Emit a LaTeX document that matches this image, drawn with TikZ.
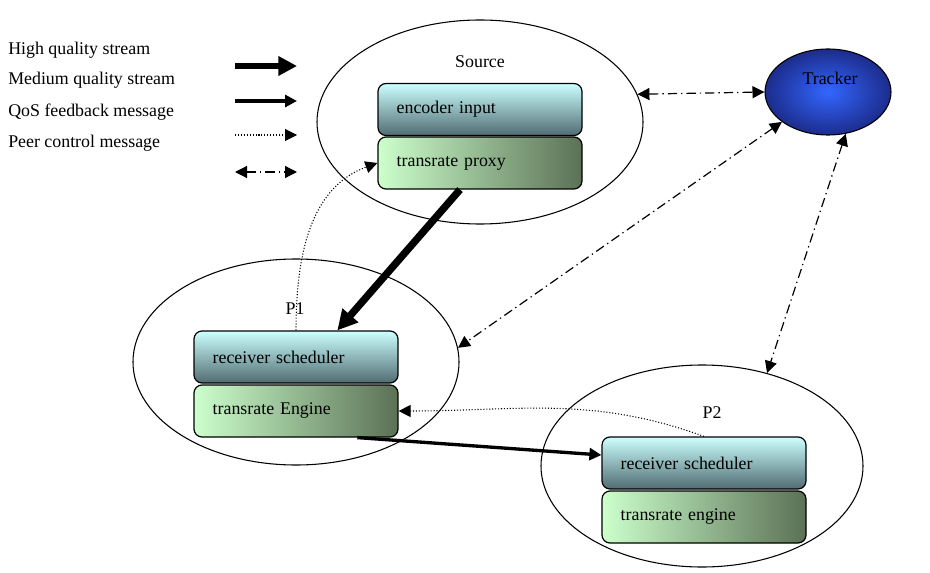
\documentclass[tikz,border=0pt]{standalone}
\usepackage{fontspec}
\setmainfont{Liberation Serif}
\usetikzlibrary{shapes.geometric,arrows.meta}
\definecolor{schedtop}{HTML}{CCFFFF}
\definecolor{schedbot}{HTML}{506C72}
\definecolor{engleft}{HTML}{CCFFCC}
\definecolor{engright}{HTML}{5B7155}
\definecolor{trackin}{HTML}{3366FF}
\definecolor{trackout}{HTML}{1C2C8C}

\begin{document}
\begin{tikzpicture}[x=0.75pt,y=0.75pt,
  every node/.style={font=\fontsize{13.4}{16}\selectfont},
  peer/.style={draw,ellipse,line width=0.8pt,inner sep=0pt},
  upperbox/.style={draw,rounded corners=6pt,line width=0.9pt,minimum width=153pt,
    minimum height=39pt,inner xsep=14pt,inner ysep=0pt,text width=125pt,align=left,
    top color=schedtop,bottom color=schedbot},
  lowerbox/.style={upperbox,left color=engleft,right color=engright},
  legtext/.style={anchor=west,inner sep=0pt},
  hq/.style={line width=5.5pt,-{Triangle[length=15pt,width=15pt]}},
  mq/.style={line width=2.5pt,-{Triangle[length=9pt,width=9pt]}},
  qos/.style={line width=0.8pt,dash pattern=on 0.8pt off 1.4pt,-{Triangle[length=9pt,width=9pt]}},
  ctrl/.style={line width=0.9pt,dash pattern=on 7pt off 3pt on 1pt off 3pt,
    {Triangle[length=9pt,width=9pt]}-{Triangle[length=9pt,width=9pt]}}]
  \useasboundingbox (0,0) rectangle (930,-573);

  % legend
  \node[legtext] (hqtext) at (8,-50) {High quality stream};
  \node[legtext] (mqtext) at (8,-80) {Medium quality stream};
  \node[legtext] (qostext) at (8,-112) {QoS feedback message};
  \node[legtext] (ctrltext) at (8,-143) {Peer control message};
  \draw[hq,line width=5pt,-{Triangle[length=14pt,width=14pt]}] (235,-66)--(297,-66);
  \draw[mq] (235,-101)--(297,-101);
  \draw[qos] (235,-135)--(297,-135);
  \draw[ctrl] (235,-172)--(297,-172);

  % peers
  \node[peer,minimum width=244.5pt,minimum height=153pt] (src) at (480,-122) {};
  \node[peer,minimum width=94.5pt,minimum height=64.5pt,inner color=trackin,outer color=trackout] (tracker) at (828,-92) {};
  \node[peer,minimum width=244.5pt,minimum height=154.5pt] (p1) at (296,-362) {};
  \node[peer,minimum width=241.5pt,minimum height=151.5pt] (p2) at (702,-466) {};

  \node (srclabel) at (480,-62) {Source};
  \node (trklabel) at (830,-78) {Tracker};
  \node (p1label) at (295,-309) {P1};
  \node (p2label) at (712,-413) {P2};

  % modules
  \node[upperbox] (enc) at (480,-109.5) {encoder input};
  \node[lowerbox] (proxy) at (480,-163) {transrate proxy};
  \node[upperbox] (rs1) at (296,-357) {receiver scheduler};
  \node[lowerbox] (te1) at (296,-411) {transrate Engine};
  \node[upperbox] (rs2) at (704,-463) {receiver scheduler};
  \node[lowerbox] (te2) at (704,-517) {transrate engine};

  % streams and messages
  \draw[hq] ([xshift=-15pt]proxy.south) -- ([xshift=31pt]rs1.north);
  \draw[mq] ([xshift=46pt]te1.south) -- ([yshift=6pt]rs2.west);
  \draw[qos] (rs1.north) to[out=90,in=200] (proxy.west);
  \draw[qos] (rs2.north) to[out=160,in=0] (te1.east);
  \draw[ctrl] (src.10) -- (tracker.west);
  \draw[ctrl] (tracker.213) -- (p1.5);
  \draw[ctrl] (tracker.-67) -- (p2.55);
\end{tikzpicture}
\end{document}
========
STATED PROBLEM:
Omit the pictures and give the material again, exactly and in full.

CORRECT ANSWER:
Emit a LaTeX document that matches this image, drawn with TikZ.
\documentclass[tikz,border=0pt]{standalone}
\usepackage{fontspec}
\setmainfont{Liberation Serif}
\usetikzlibrary{shapes.geometric,arrows.meta}
\definecolor{schedtop}{HTML}{CCFFFF}
\definecolor{schedbot}{HTML}{506C72}
\definecolor{engleft}{HTML}{CCFFCC}
\definecolor{engright}{HTML}{5B7155}
\definecolor{trackin}{HTML}{3366FF}
\definecolor{trackout}{HTML}{1C2C8C}

\begin{document}
\begin{tikzpicture}[x=0.75pt,y=0.75pt,
  every node/.style={font=\fontsize{13.4}{16}\selectfont},
  peer/.style={draw,ellipse,line width=0.8pt,inner sep=0pt},
  upperbox/.style={draw,rounded corners=6pt,line width=0.9pt,minimum width=153pt,
    minimum height=39pt,inner xsep=14pt,inner ysep=0pt,text width=125pt,align=left,
    top color=schedtop,bottom color=schedbot},
  lowerbox/.style={upperbox,left color=engleft,right color=engright},
  legtext/.style={anchor=west,inner sep=0pt},
  hq/.style={line width=5.5pt,-{Triangle[length=15pt,width=15pt]}},
  mq/.style={line width=2.5pt,-{Triangle[length=9pt,width=9pt]}},
  qos/.style={line width=0.8pt,dash pattern=on 0.8pt off 1.4pt,-{Triangle[length=9pt,width=9pt]}},
  ctrl/.style={line width=0.9pt,dash pattern=on 7pt off 3pt on 1pt off 3pt,
    {Triangle[length=9pt,width=9pt]}-{Triangle[length=9pt,width=9pt]}}]
  \useasboundingbox (0,0) rectangle (930,-573);

  % legend
  \node[legtext] (hqtext) at (8,-50) {High quality stream};
  \node[legtext] (mqtext) at (8,-80) {Medium quality stream};
  \node[legtext] (qostext) at (8,-112) {QoS feedback message};
  \node[legtext] (ctrltext) at (8,-143) {Peer control message};
  \draw[hq,line width=5pt,-{Triangle[length=14pt,width=14pt]}] (235,-66)--(297,-66);
  \draw[mq] (235,-101)--(297,-101);
  \draw[qos] (235,-135)--(297,-135);
  \draw[ctrl] (235,-172)--(297,-172);

  % peers
  \node[peer,minimum width=244.5pt,minimum height=153pt] (src) at (480,-122) {};
  \node[peer,minimum width=94.5pt,minimum height=64.5pt,inner color=trackin,outer color=trackout] (tracker) at (828,-92) {};
  \node[peer,minimum width=244.5pt,minimum height=154.5pt] (p1) at (296,-362) {};
  \node[peer,minimum width=241.5pt,minimum height=151.5pt] (p2) at (702,-466) {};

  \node (srclabel) at (480,-62) {Source};
  \node (trklabel) at (830,-78) {Tracker};
  \node (p1label) at (295,-309) {P1};
  \node (p2label) at (712,-413) {P2};

  % modules
  \node[upperbox] (enc) at (480,-109.5) {encoder input};
  \node[lowerbox] (proxy) at (480,-163) {transrate proxy};
  \node[upperbox] (rs1) at (296,-357) {receiver scheduler};
  \node[lowerbox] (te1) at (296,-411) {transrate Engine};
  \node[upperbox] (rs2) at (704,-463) {receiver scheduler};
  \node[lowerbox] (te2) at (704,-517) {transrate engine};

  % streams and messages
  \draw[hq] ([xshift=-15pt]proxy.south) -- ([xshift=31pt]rs1.north);
  \draw[mq] ([xshift=46pt]te1.south) -- ([yshift=6pt]rs2.west);
  \draw[qos] (rs1.north) to[out=90,in=200] (proxy.west);
  \draw[qos] (rs2.north) to[out=160,in=0] (te1.east);
  \draw[ctrl] (src.10) -- (tracker.west);
  \draw[ctrl] (tracker.213) -- (p1.5);
  \draw[ctrl] (tracker.-67) -- (p2.55);
\end{tikzpicture}
\end{document}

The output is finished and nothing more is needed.